In 2006, a New York woman lost her phone and the teenage girl who found it refused to return it. A webpage highlighting this injustice was created and circulated. Within weeks, millions of people were following the story, some doing their own detecting work. Soon after, the teenager was arrested and the phone returned, something the police did not have the resources to achieve, all because of a new phenomenon – which was unknown at the time but which we now call crowdsourcing. It is now promising to change the way Africans will do business in the future. Ghanaian economist George Ayittey has spoken of what he calls the ‘Cheetah Generation’: a generation of adaptable, innovative entrepreneurs who will wait no more for their leaders to make their lives better but who will act to do it themselves. He is unequivocal in his criticism of successive African governments and is clear in his belief that the best hope for a better future lies with the people themselves.

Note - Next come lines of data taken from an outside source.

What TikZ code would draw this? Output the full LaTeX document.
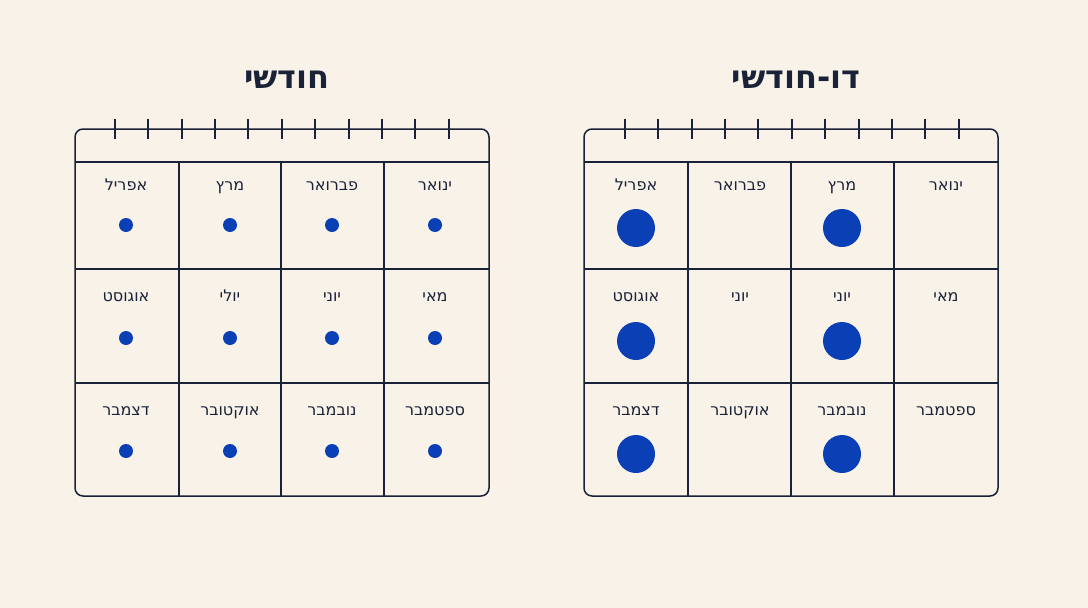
\documentclass[tikz,border=0pt]{standalone}
\usepackage{fontspec}
\setmainfont{DejaVu Sans}
\TeXXeTstate=1
\newcommand{\heb}[1]{\beginR #1\endR}
\definecolor{bgcol}{HTML}{F8F2E9}
\definecolor{ink}{HTML}{1A2238}
\definecolor{dotblue}{HTML}{0A3FB5}
\tikzset{
  month/.style={text=ink, font=\fontsize{16}{19}\selectfont, inner sep=0pt, anchor=base},
  title/.style={text=ink, font=\fontsize{32}{38}\selectfont\bfseries, inner sep=0pt, anchor=base},
  frame/.style={ink, line width=1.5pt, rounded corners=8pt},
  grid/.style={ink, line width=1.2pt},
}
\begin{document}
\begin{tikzpicture}[x=1pt,y=-1pt]
\fill[bgcol] (0,0) rectangle (1088,608);
\useasboundingbox (0,0) rectangle (1088,608);

%titles
\node[title] (tmon) at (287,88) {\heb{חודשי}};
\node[title] (tbim) at (796,88) {\heb{דו-חודשי}};

%left calendar
\draw[frame] (75,129) rectangle (489,496);
\draw[grid] (75,162) -- (489,162);
\draw[grid] (75,269) -- (489,269);
\draw[grid] (75,383) -- (489,383);
\foreach \x in {179,281,384} \draw[grid] (\x,162) -- (\x,496);
\foreach \x in {115,148,182,215,248,282,315,349,382,415,449} \draw[grid,line width=1.5pt] (\x,119) -- (\x,139);

%right calendar
\draw[frame] (584,129) rectangle (998,496);
\draw[grid] (584,162) -- (998,162);
\draw[grid] (584,269) -- (998,269);
\draw[grid] (584,383) -- (998,383);
\foreach \x in {688,791,894} \draw[grid] (\x,162) -- (\x,496);
\foreach \x in {625,658,692,725,758,792,825,859,892,925,959} \draw[grid,line width=1.5pt] (\x,119) -- (\x,139);

%months, left
\foreach \name [count=\i from 0] in {אפריל,מרץ,פברואר,ינואר,אוגוסט,יולי,יוני,מאי,דצמבר,אוקטובר,נובמבר,ספטמבר}{
  \pgfmathtruncatemacro{\c}{mod(\i,4)}
  \pgfmathtruncatemacro{\r}{div(\i,4)}
  \pgfmathsetmacro{\cx}{{126,230,332,435}[\c]}
  \pgfmathsetmacro{\ly}{{190,301,415}[\r]}
  \pgfmathsetmacro{\dy}{{225,338,451}[\r]}
  \node[month] (lm\i) at (\cx,\ly) {\heb{\name}};
  \fill[dotblue] (\cx,\dy) circle (7);
}

%months, right
\foreach \name [count=\i from 0] in {אפריל,פברואר,מרץ,ינואר,אוגוסט,יוני,יוני,מאי,דצמבר,אוקטובר,נובמבר,ספטמבר}{
  \pgfmathtruncatemacro{\c}{mod(\i,4)}
  \pgfmathtruncatemacro{\r}{div(\i,4)}
  \pgfmathsetmacro{\cx}{{636,740,842,946}[\c]}
  \pgfmathsetmacro{\ly}{{190,301,415}[\r]}
  \pgfmathsetmacro{\dy}{{228,341,454}[\r]}
  \node[month] (rm\i) at (\cx,\ly) {\heb{\name}};
  \ifodd\c\else\fill[dotblue] (\cx,\dy) circle (19);\fi
}
\end{tikzpicture}
\end{document}
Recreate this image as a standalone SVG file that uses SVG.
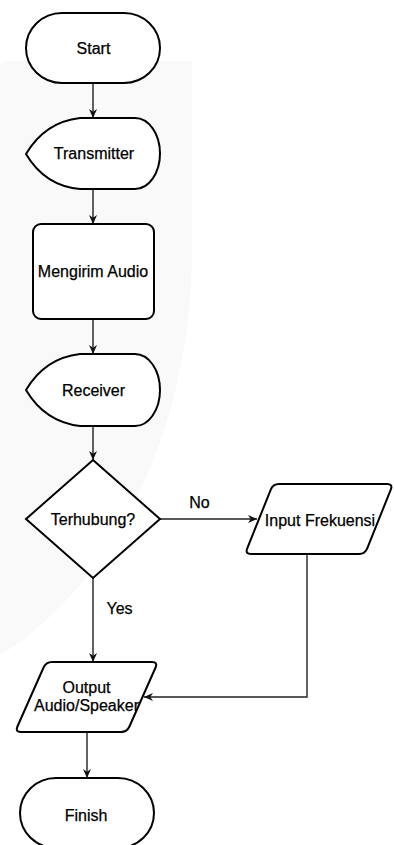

Modern technology can and will be a great liberator of this untapped potential, but according to Ayittey, who supports his economics with an intimate knowledge of African history, what he calls the traditional sector, which has always embraced bottom up, free market principles is the real source of change. A change built on centuries-old African ideals of personal freedom and the free exchange of goods and (now) ideas. In other words, crowdsourcing.

The technology sector in Africa is growing and this is providing a rich seam of ideas as well as wealth creation for the continent. The technology industry was once a closed shop with a clear dividing line between suppliers and consumers. This is no longer true.

As a business model, open source is a radical new way of doing business. It promotes free access to a product’s design. Studies have been done which show that it was not until patents lapsed on ground-breaking technologies and they became free to develop that their full potentials were unleashed. And the open nature of the World Wide Web, which its creator did not seek to make proprietary, is exactly what allowed it to change the world as we knew it in such a short space of time.

Technology companies were able to give their services away for free. Indeed, a number of new technology firms become ‘successful’ before finding a business model to work from. Even today, Facebook is looking for ways to monetise its operation, making only about a dollar per user per year.

Counter-intuitive

The counter-intuitive lessons the business community had to learn with the arrival of the Web were difficult to process. Clay Shirky, a writer on the social and economic effects of the Internet, writes in Here Comes Everybody that in the early 1990s he worked for a small web design company which entered into a contract with telecommunications firm AT&T. The culture clash between old and new was immediate. What AT&T could not understand was that the technical support for the programming language that was being proposed would come from a community of programmers working for free, answering questions, between them, rapidly and accurately 24 hours a day.

Even when it was demonstrated to them that community support worked, they refused to believe the evidence. To the men at AT&T, support was something you had to find a budget for and employ people to run.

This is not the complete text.